Roberto Baggio es lo más parecido a Pirlo, una técnica prodigiosa en un cuerpo liviano, y su presencia en el Brescia sugirió al entrenador Mazzone un experimento: dejar a Baggio en su puesto natural de mediapunta y retrasar a Pirlo a la posición de mediocentro. Al principio, no funcionó. Incluso suscitó el sarcasmo del entonces saleccionador nacional, Giovanni Trapattoni: "Es como meter a Zico justamente delante de la defensa". Pero Ancelotti, en el Milan, tenía recursos para repetir el invento de Mazzone con mayor fortuna. Envió a Pirlo al mejor gimnasio del mundo, el de Milanello, y, aunque no consiguió un prodigio muscular -sigue sin llegar a los 70 kilos-, obtuvo un mediocentro capaz de robar balones y aguantar tarascadas.

Lo otro estaba garantizado porque hay muy pocos jugadores capaces de ordenar el juego como lo hace Pirlo. "Es fantástico. Sabe jugar el balón y, además, ayuda a sus compañeros". La frase es de Johan Cruyff, poco dado a los elogios, especialmente cuando se habla de italianos. Marcello Lippi, el actual seleccionador italiano, considera que Pirlo es la clave del Milan: "Es el jefe natural, un líder que habla con los pies", afirma.

La clarividencia de Pirlo y su capacidad para mantener la posesión del balón permiten que funcione un equipo desequilibrado que suele disponer un lateral-carrilero por la derecha, Cafú, y un lateral pegado a su área en la izquierda, Maldini, y carece de efectividad si Kaká no encuentra espacios. Todo acaba apoyándose en el pequeño arquitecto. Si él falta o renquea, aflora el Milan vulgar de Eindhoven y de muchos partidos de la segunda vuelta de la Liga italiana: Shevchenko, aislado; Kaká, inmóvil, y una capacidad de despliegue limitada a las subidas de Cafú.

sábado, julio 02, 2005

ESPLENDOR EN LA YERBA por Manuel Vázquez Montalbán

Voy de curtido por la vida y los campos de fútbol y yo, que he visto regatear a Kubala con las caderas, driblar de costado a Eulogio Martínez, a Di Stefano reinventarse el campo de fútbol con la imaginación o disfrazarse de poste, a Cruyff marcar goles con el flequillo, lamenté aquel día no llevar nunca -pero es que nunca- sombrero para quitármelo cuando vi a Romario dejando cubierto de vaselina y soledad al portero de Osasuna. Llamándose Romario no podía esperarse otra cosa que goles sureños, del sur más profundo del mundo, con un estilo de samba con seriedad de macumba, de la misma manera que llamándose Van Basten los goles han de ser nórdicos y de metro noventa de estatura. Romario marcaba goles y después levantaba el dedo hacia los cielos y se santiguaba hacia los infiernos, con una seriedad de samba trascendente, como si los goles le vinieran de fuera, cual la gracia santificante y las ayuditas del Espíritu Santo.

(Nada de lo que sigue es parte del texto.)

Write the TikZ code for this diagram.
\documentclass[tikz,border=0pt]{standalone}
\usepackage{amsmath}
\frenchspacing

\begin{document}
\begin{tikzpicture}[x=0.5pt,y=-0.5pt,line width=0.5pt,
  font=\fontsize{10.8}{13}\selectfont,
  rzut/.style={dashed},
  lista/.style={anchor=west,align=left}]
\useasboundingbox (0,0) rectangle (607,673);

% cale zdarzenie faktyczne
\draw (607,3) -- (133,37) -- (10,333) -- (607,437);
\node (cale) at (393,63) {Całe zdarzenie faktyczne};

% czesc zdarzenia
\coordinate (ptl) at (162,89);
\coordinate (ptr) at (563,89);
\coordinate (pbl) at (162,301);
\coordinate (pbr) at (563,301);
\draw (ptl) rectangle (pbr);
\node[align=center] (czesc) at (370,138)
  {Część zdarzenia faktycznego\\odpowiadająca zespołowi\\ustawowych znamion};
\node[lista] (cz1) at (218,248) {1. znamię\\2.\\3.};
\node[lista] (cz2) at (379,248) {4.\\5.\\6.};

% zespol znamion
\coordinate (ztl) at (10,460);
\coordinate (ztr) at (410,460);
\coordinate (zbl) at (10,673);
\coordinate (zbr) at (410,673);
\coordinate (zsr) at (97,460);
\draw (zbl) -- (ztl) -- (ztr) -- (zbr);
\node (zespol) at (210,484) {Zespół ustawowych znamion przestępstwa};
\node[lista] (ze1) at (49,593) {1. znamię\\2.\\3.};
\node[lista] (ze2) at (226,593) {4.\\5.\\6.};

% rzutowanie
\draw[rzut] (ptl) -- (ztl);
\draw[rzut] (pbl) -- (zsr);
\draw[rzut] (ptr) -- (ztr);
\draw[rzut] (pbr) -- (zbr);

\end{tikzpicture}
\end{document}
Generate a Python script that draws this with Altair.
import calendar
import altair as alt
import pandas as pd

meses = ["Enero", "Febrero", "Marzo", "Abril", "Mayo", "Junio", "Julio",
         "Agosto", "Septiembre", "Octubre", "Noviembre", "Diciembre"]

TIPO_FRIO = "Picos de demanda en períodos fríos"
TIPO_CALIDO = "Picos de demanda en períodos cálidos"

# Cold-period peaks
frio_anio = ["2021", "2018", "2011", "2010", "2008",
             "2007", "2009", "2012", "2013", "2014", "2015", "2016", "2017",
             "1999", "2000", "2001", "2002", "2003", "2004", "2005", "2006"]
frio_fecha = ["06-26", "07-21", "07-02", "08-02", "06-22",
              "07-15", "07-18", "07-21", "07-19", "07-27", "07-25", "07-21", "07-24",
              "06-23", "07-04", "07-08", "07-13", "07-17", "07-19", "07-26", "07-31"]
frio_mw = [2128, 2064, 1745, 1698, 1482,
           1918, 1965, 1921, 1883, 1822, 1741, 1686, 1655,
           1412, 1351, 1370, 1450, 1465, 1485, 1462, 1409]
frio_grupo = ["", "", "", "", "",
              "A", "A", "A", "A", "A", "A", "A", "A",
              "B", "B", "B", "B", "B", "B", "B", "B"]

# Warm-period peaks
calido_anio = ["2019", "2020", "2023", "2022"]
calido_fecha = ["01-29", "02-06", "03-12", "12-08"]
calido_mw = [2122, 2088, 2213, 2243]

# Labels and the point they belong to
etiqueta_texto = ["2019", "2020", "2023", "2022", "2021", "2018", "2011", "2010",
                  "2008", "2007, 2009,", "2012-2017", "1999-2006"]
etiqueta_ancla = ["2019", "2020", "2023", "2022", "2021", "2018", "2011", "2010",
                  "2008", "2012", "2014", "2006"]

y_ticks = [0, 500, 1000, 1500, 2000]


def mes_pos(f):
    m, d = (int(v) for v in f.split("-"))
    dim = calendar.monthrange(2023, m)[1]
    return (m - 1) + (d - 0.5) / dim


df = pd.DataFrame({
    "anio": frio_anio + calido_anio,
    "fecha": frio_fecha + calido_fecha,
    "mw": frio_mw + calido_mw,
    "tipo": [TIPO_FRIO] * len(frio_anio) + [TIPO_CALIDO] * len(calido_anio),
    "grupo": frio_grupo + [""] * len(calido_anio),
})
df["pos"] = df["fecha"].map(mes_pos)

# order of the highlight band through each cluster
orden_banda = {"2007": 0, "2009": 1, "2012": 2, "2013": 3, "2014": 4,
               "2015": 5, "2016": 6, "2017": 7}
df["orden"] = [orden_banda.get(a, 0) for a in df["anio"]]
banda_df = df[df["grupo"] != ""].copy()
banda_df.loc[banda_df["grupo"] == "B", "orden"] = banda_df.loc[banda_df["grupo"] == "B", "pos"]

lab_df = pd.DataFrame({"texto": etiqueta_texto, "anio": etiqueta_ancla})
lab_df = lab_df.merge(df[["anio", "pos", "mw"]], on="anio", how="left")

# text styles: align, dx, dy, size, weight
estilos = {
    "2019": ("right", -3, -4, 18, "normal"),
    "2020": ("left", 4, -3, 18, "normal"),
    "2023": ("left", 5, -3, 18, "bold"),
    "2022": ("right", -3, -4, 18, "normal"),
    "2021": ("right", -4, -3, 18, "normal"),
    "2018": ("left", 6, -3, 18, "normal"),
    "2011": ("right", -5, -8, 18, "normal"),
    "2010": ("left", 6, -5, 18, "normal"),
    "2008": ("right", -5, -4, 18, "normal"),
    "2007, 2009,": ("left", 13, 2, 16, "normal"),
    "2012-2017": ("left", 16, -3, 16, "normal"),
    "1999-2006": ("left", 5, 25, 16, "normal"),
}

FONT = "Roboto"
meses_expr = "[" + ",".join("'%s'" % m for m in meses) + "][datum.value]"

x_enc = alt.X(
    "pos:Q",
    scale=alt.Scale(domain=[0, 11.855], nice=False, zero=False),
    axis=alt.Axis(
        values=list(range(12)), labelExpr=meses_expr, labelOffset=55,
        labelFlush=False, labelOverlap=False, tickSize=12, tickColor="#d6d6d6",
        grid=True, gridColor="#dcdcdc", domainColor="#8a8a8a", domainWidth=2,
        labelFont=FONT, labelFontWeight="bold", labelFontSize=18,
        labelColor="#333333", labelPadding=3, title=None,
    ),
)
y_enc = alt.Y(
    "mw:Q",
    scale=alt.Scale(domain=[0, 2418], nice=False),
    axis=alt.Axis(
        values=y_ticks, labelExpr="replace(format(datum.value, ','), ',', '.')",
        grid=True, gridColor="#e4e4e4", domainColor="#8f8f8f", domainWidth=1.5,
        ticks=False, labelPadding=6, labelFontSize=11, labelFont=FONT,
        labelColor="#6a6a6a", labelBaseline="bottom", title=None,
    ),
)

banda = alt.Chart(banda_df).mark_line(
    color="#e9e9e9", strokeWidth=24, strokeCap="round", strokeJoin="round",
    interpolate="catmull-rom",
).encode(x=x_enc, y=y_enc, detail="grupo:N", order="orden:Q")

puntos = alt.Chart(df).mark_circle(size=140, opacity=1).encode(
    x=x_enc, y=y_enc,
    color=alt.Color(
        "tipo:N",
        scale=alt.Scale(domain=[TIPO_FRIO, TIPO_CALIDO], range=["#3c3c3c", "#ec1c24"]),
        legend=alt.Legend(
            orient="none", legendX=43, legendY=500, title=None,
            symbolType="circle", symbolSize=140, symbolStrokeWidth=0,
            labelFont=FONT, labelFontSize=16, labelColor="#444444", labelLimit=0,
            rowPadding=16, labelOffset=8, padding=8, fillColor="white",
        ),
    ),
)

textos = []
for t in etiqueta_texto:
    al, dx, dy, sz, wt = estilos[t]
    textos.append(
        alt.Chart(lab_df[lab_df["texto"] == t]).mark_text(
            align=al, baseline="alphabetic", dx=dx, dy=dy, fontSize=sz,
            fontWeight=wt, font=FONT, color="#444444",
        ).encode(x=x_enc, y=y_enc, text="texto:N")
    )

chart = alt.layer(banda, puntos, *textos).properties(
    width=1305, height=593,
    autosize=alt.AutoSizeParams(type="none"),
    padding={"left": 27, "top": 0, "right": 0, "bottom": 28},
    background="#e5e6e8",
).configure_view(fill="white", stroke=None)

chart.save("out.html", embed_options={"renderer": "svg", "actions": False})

Cualquier otro delantero centro que se llevara la pelota al tacto, con los pies tan sensibles y blandos como los relojes de Dalí, para rematarla a continuación con pies de piedra excitaría el sentido del ridículo y el odio de los defensas y porteros. Pero Romario les despertaba un sentimiento religioso y, de no estar en pleno campo de fútbol delante de tantos desconocidos y de no tener todos tan metido dentro el sentido del ridículo, estoy seguro de que después de cada gol de Romario, sus antagonistas se arrodillarían y darían gracias a un dios no por menor y pagano menos considerable, por haber sido escogidos para el acontecimiento.

Otro valor añadido a este jugador es su misteriosa gestualidad, hierático como un diosecillo preocupado por la deforestación del Paraíso e inalterable al paso de las estaciones porque cuando Romario está en ellos, los campos de fútbol adquieren una dimensión de prado planetario y los 90 minutos una parsimonia de estaciones, de vez en cuando precipitadas por las decisiones geniales del dios reconcentrado. Romario creaba un espacio y un tiempo, o así nos lo parecía mientras duraba la magia.

Pero si algún día, como le ocurrió al marino que perdió la gracia del mar, él pierde la gracia del gol, no olvidemos que gracias a él volvimos a vivir tiempos de esplendor en la yerba, sin la suerte de tener a mano un poeta como William Wordsworth para contarlo.